Transcribe every line from the top down to the line with "const yR = d3.scaleLinear().domain([0, 100]).range([B, T]);", both ends included, but not the pictures.
···
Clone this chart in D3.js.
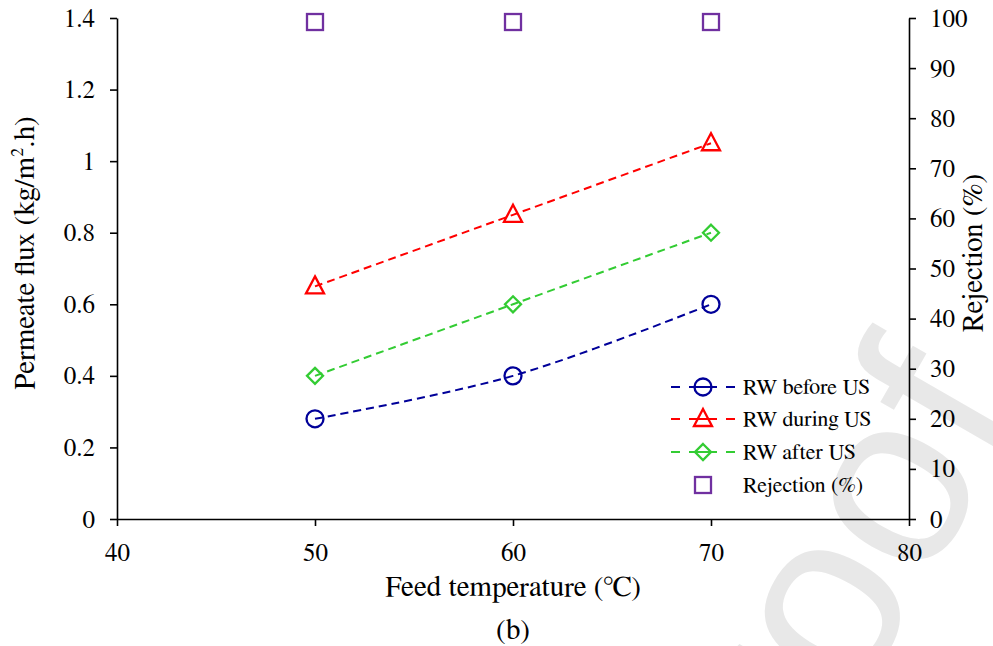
<!DOCTYPE html>
<html><head><meta charset="utf-8">
<script src="https://cdn.jsdelivr.net/npm/d3@7"></script>
<style>body{margin:0;background:#fff}</style>
</head><body><svg id="c" width="993" height="646"></svg>
<script>
const temps = [50, 60, 70];
const rwBefore = [0.28, 0.40, 0.60];
const rwDuring = [0.65, 0.85, 1.05];
const rwAfter = [0.40, 0.60, 0.80];
const rejection = [99.2, 99.2, 99.2];
const xTicks = [40, 50, 60, 70, 80];
const yLeftTicks = [0, 0.2, 0.4, 0.6, 0.8, 1, 1.2, 1.4];
const yRightTicks = [0, 10, 20, 30, 40, 50, 60, 70, 80, 90, 100];
const seriesNames = ["RW before US", "RW during US", "RW after US", "Rejection (%)"];

const SERIF = "FreeSerif, 'Noto Serif CJK SC', serif";
const svg = d3.select("#c").style("font-family", SERIF);
const L = 117, R = 909, T = 18, B = 519;
const x = d3.scaleLinear().domain([40, 80]).range([L, R]);
const yL = d3.scaleLinear().domain([0, 1.4]).range([B, T]);
const yR = d3.scaleLinear().domain([0, 100]).range([B, T]);

// watermark
svg.append("text").attr("transform", "translate(732,918) rotate(-60)")
  .style("font-family", "'Liberation Sans', Arial, sans-serif").attr("font-size", 245).attr("fill", "#e8e8e8")
  .text("Proof");

const sers = [
  {name: seriesNames[0], vals: rwBefore, color: "#000099", shape: "circle"},
  {name: seriesNames[1], vals: rwDuring, color: "#ff0000", shape: "triangle"},
  {name: seriesNames[2], vals: rwAfter, color: "#33cc33", shape: "diamond"}
];

function marker(g, shape, cx, cy, color) {
  if (shape === "circle") g.append("circle").attr("cx", cx).attr("cy", cy).attr("r", 8.5);
  else if (shape === "triangle") g.append("path").attr("d", `M${cx},${cy-10}L${cx+9},${cy+7}L${cx-9},${cy+7}Z`);
  else if (shape === "diamond") g.append("path").attr("d", `M${cx},${cy-8}L${cx+8},${cy}L${cx},${cy+8}L${cx-8},${cy}Z`);
  else if (shape === "square") g.append("rect").attr("x", cx-8).attr("y", cy-8).attr("width", 16).attr("height", 16);
  g.selectAll("*").attr("fill", "none").attr("stroke", color).attr("stroke-width", 2.3);
}

const line = d3.line().x(d => x(d[0])).y(d => yL(d[1])).curve(d3.curveCatmullRom.alpha(0.5));
sers.forEach(s => {
  const pts = temps.map((t, i) => [t, s.vals[i]]);
  svg.append("path").attr("d", line(pts)).attr("fill", "none").attr("stroke", s.color)
    .attr("stroke-width", 2).attr("stroke-dasharray", "8,5");
  pts.forEach(p => marker(svg.append("g"), s.shape, x(p[0]), yL(p[1]), s.color));
});
temps.forEach((t, i) => marker(svg.append("g"), "square", x(t), yR(rejection[i]), "#7030a0"));

// axes
const ax = svg.append("g").attr("transform", `translate(0,${B})`)
  .call(d3.axisBottom(x).tickValues(xTicks).tickSize(7).tickSizeOuter(0).tickPadding(17));
const ayl = svg.append("g").attr("transform", `translate(${L},0)`)
  .call(d3.axisLeft(yL).tickValues(yLeftTicks).tickFormat(d => String(d)).tickSize(7).tickSizeOuter(0).tickPadding(15));
const ayr = svg.append("g").attr("transform", `translate(${R},0)`)
  .call(d3.axisRight(yR).tickValues(yRightTicks).tickSize(7).tickSizeOuter(0).tickPadding(14));
[ax, ayl, ayr].forEach(a => {
  a.attr("font-family", null).style("font-family", SERIF).attr("font-size", 25);
  a.select(".domain").attr("stroke", "#000").attr("stroke-width", 1.6);
  a.selectAll(".tick line").attr("stroke", "#000").attr("stroke-width", 1.6);
  a.selectAll(".tick text").attr("fill", "#000");
});

// titles
svg.append("text").attr("x", 513).attr("y", 596).attr("text-anchor", "middle").attr("font-size", 29)
  .text("Feed temperature (℃)");
svg.append("text").attr("x", 513).attr("y", 639).attr("text-anchor", "middle").attr("font-size", 29).text("(b)");
const lt = svg.append("text").attr("transform", "translate(34,253) rotate(-90)").attr("text-anchor", "middle").attr("font-size", 29);
lt.append("tspan").text("Permeate flux (kg/m");
lt.append("tspan").attr("dy", -11).attr("font-size", 18).text("2");
lt.append("tspan").attr("dy", 11).text(".h)");
svg.append("text").attr("transform", "translate(982,253) rotate(-90)").attr("text-anchor", "middle").attr("font-size", 29)
  .text("Rejection (%)");

// legend
const legY = [387, 419, 452, 485];
sers.forEach((s, i) => {
  svg.append("line").attr("x1", 671).attr("x2", 735).attr("y1", legY[i]).attr("y2", legY[i])
    .attr("stroke", s.color).attr("stroke-width", 2).attr("stroke-dasharray", "9,9,28,9,9");
  marker(svg.append("g"), s.shape, 703, legY[i], s.color);
  svg.append("text").attr("x", 743).attr("y", legY[i] + 7).attr("font-size", 22).text(s.name);
});
marker(svg.append("g"), "square", 703, legY[3], "#7030a0");
svg.append("text").attr("x", 743).attr("y", legY[3] + 7).attr("font-size", 22).text(seriesNames[3]);
</script></body></html>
···
Answer to the task =>
Clone this chart in D3.js.
<!DOCTYPE html>
<html><head><meta charset="utf-8">
<script src="https://cdn.jsdelivr.net/npm/d3@7"></script>
<style>body{margin:0;background:#fff}</style>
</head><body><svg id="c" width="993" height="646"></svg>
<script>
const temps = [50, 60, 70];
const rwBefore = [0.28, 0.40, 0.60];
const rwDuring = [0.65, 0.85, 1.05];
const rwAfter = [0.40, 0.60, 0.80];
const rejection = [99.2, 99.2, 99.2];
const xTicks = [40, 50, 60, 70, 80];
const yLeftTicks = [0, 0.2, 0.4, 0.6, 0.8, 1, 1.2, 1.4];
const yRightTicks = [0, 10, 20, 30, 40, 50, 60, 70, 80, 90, 100];
const seriesNames = ["RW before US", "RW during US", "RW after US", "Rejection (%)"];

const SERIF = "FreeSerif, 'Noto Serif CJK SC', serif";
const svg = d3.select("#c").style("font-family", SERIF);
const L = 117, R = 909, T = 18, B = 519;
const x = d3.scaleLinear().domain([40, 80]).range([L, R]);
const yL = d3.scaleLinear().domain([0, 1.4]).range([B, T]);
const yR = d3.scaleLinear().domain([0, 100]).range([B, T]);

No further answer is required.